The strong growth of the industry is based on preliminary statements by several listed machinery companies submitted to the stock exchange.
Shanghai-listed Zoomlion Heavy Industry Science and Technology Development Co, which is also planning to launch a listing in Hong Kong, predicted its profit would grow by 50 percent to 100 percent over the first half this year.
Sany Heavy Industry Co is also expected to record 85 percent growth this year, according to Ping An Securities. The maker has already reported a growth rate of 170 percent in profit during the first quarter of this year.
However, not all machinery industry sectors are reporting the same momentum as domestic demand has decreased this year. New orders in power generation equipment, transmission and substation equipment as well as heavy machinery, have rolled back this year.
"It is unlikely to see significant growth in the output of power equipment this year and it will probably stand around 117 million kW since the base figure is already huge," according to Cai Weici, vice-president of the federation, adding that China's output of power equipment already makes up half of the world's total.
"There is also less demand for heavy machinery used in steel production because the industry is eliminating outdated productivity, thus reducing market demand," Cai said.

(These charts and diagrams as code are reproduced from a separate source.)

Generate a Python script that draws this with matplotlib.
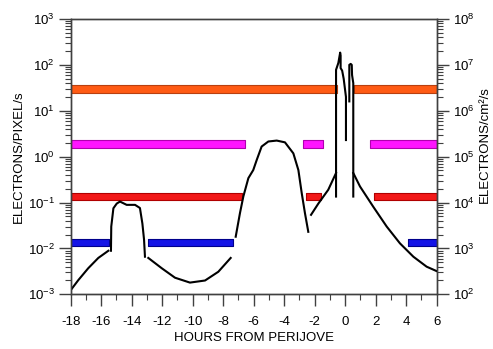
import matplotlib
matplotlib.use("Agg")
import matplotlib.pyplot as plt
import numpy as np

plt.rcParams['font.family'] = ['Liberation Sans', 'DejaVu Sans']
plt.rcParams['axes.unicode_minus'] = False
plt.rcParams['mathtext.fontset'] = 'custom'
plt.rcParams['mathtext.rm'] = 'Liberation Sans'
plt.rcParams['mathtext.it'] = 'Liberation Sans'

# ---- data: threshold bars (level, list of (start, end) hour spans) ----
orange_level = 30.0
orange_spans = [(-18, -0.56), (0.6, 6)]
magenta_level = 1.9
magenta_spans = [(-18, -6.57), (-2.75, -1.48), (1.63, 6)]
red_level = 0.135
red_spans = [(-18, -6.75), (-2.57, -1.6), (1.89, 6)]
blue_level = 0.0135
blue_spans = [(-18, -15.47), (-12.95, -7.34), (4.14, 6)]

# ---- data: electron count curve segments (hours, electrons/pixel/s) ----
seg1_x = [-18.0, -17.5, -16.85, -16.19, -15.53]
seg1_y = [0.00123, 0.00204, 0.0037, 0.0062, 0.0089]

seg2_x = [-15.36, -15.34, -15.2, -14.98, -14.77, -14.33, -13.78, -13.46, -13.3, -13.19, -13.13]
seg2_y = [0.0089, 0.03, 0.075, 0.095, 0.105, 0.089, 0.089, 0.076, 0.035, 0.0155, 0.0066]

seg3_x = [-12.91, -12.03, -11.16, -10.18, -9.19, -8.32, -7.51]
seg3_y = [0.0062, 0.0037, 0.0023, 0.0018, 0.0020, 0.0031, 0.0062]

seg4_x = [-7.18, -6.9, -6.68, -6.35, -6.03, -5.8, -5.48, -5.04, -4.49, -3.95,
          -3.4, -3.07, -2.85, -2.64, -2.42]
seg4_y = [0.018, 0.059, 0.135, 0.34, 0.51, 0.85, 1.66, 2.14, 2.24, 2.05,
          1.18, 0.51, 0.16, 0.059, 0.023]

seg5_x = [-2.24, -1.76, -1.11, -0.6]
seg5_y = [0.054, 0.095, 0.19, 0.44]

spike1_x = [-0.6, -0.6, -0.45, -0.33, -0.3, -0.3, -0.2, -0.1, 0.05, 0.05]
spike1_y = [0.135, 78, 110, 185, 160, 85, 75, 50, 20, 2.3]

spike2_x = [0.27, 0.27, 0.36, 0.43, 0.45, 0.53, 0.53]
spike2_y = [16, 100, 105, 100, 60, 40, 0.135]

seg6_x = [0.53, 0.97, 1.84, 2.72, 3.59, 4.47, 5.34, 6.0]
seg6_y = [0.44, 0.224, 0.081, 0.030, 0.0129, 0.0066, 0.0040, 0.0032]

x_ticks = list(range(-18, 7, 2))

fig = plt.figure(figsize=(4.93, 3.49), dpi=100)
ax = fig.add_axes([0.1434, 0.1567, 0.7424, 0.7889])
ax.set_yscale('log')
ax.set_xlim(-18, 6)
ax.set_ylim(1e-3, 1e3)

half = 0.085
def draw_bars(level, spans, face, edge):
    for a, b in spans:
        ax.fill_between([a, b], level * 10**-half, level * 10**half,
                        facecolor=face, edgecolor=edge, linewidth=0.8, zorder=2)

draw_bars(orange_level, orange_spans, '#FF5B14', '#B84010')
draw_bars(magenta_level, magenta_spans, '#FF14FF', '#B000B0')
draw_bars(red_level, red_spans, '#F21818', '#B00000')
draw_bars(blue_level, blue_spans, '#1414E6', '#00008C')

for xs, ys in [(seg1_x, seg1_y), (seg2_x, seg2_y), (seg3_x, seg3_y), (seg4_x, seg4_y),
               (seg5_x, seg5_y), (spike1_x, spike1_y), (spike2_x, spike2_y), (seg6_x, seg6_y)]:
    ax.plot(xs, ys, color='black', linewidth=1.5, zorder=3, solid_joinstyle='round')

ax.set_xticks(x_ticks)
ax.set_xticks(range(-18, 7, 1), minor=True)
ax.set_xticklabels([str(t) for t in x_ticks])
ax.set_yticks([10.0**k for k in range(-3, 4)])

spine_c = '#404040'
for s in ax.spines.values():
    s.set_color(spine_c)
    s.set_linewidth(1.0)
ax.tick_params(axis='both', which='major', direction='out', length=8.5, width=1.0,
               color=spine_c, labelsize=9.5, pad=3)
ax.tick_params(axis='both', which='minor', direction='out', length=4.5, width=0.8, color=spine_c)
ax.tick_params(axis='x', which='major', pad=7)

ax.set_xlabel('HOURS FROM PERIJOVE', fontsize=9.5, labelpad=3)
ax.set_ylabel('ELECTRONS/PIXEL/s', fontsize=9.5, labelpad=2)

ax2 = ax.twinx()
ax2.set_yscale('log')
ax2.set_ylim(1e2, 1e8)
ax2.set_yticks([10.0**k for k in range(2, 9)])
for s in ax2.spines.values():
    s.set_color(spine_c)
    s.set_linewidth(1.0)
ax2.tick_params(axis='y', which='major', direction='out', length=8.5, width=1.0,
                color=spine_c, labelsize=9.5, pad=3)
ax2.tick_params(axis='y', which='minor', direction='out', length=4.5, width=0.8, color=spine_c)

fig.text(485 / 493, 1 - 145 / 349, 'ELECTRONS/cm²/s', rotation=90, ha='center', va='center',
         fontsize=9.5)

fig.savefig('out.png', dpi=100)
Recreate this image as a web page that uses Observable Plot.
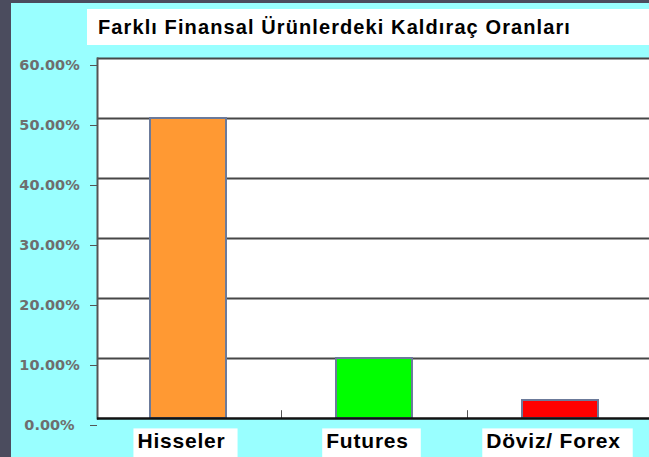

Fixed-assets investment in the machinery industry which has maintained a growth rate of over 40 percent since 2004 slowed down by 27 percent to 79.8 billion yuan, signaling less reserved strength for further growth.
In term of exports, the machinery industry will be exposed to several uncertain factors including a more flexible yuan exchange rate as well as rising labor and raw material costs.
The federation forecasts the industry's growth rate will be 20 percent in 2010.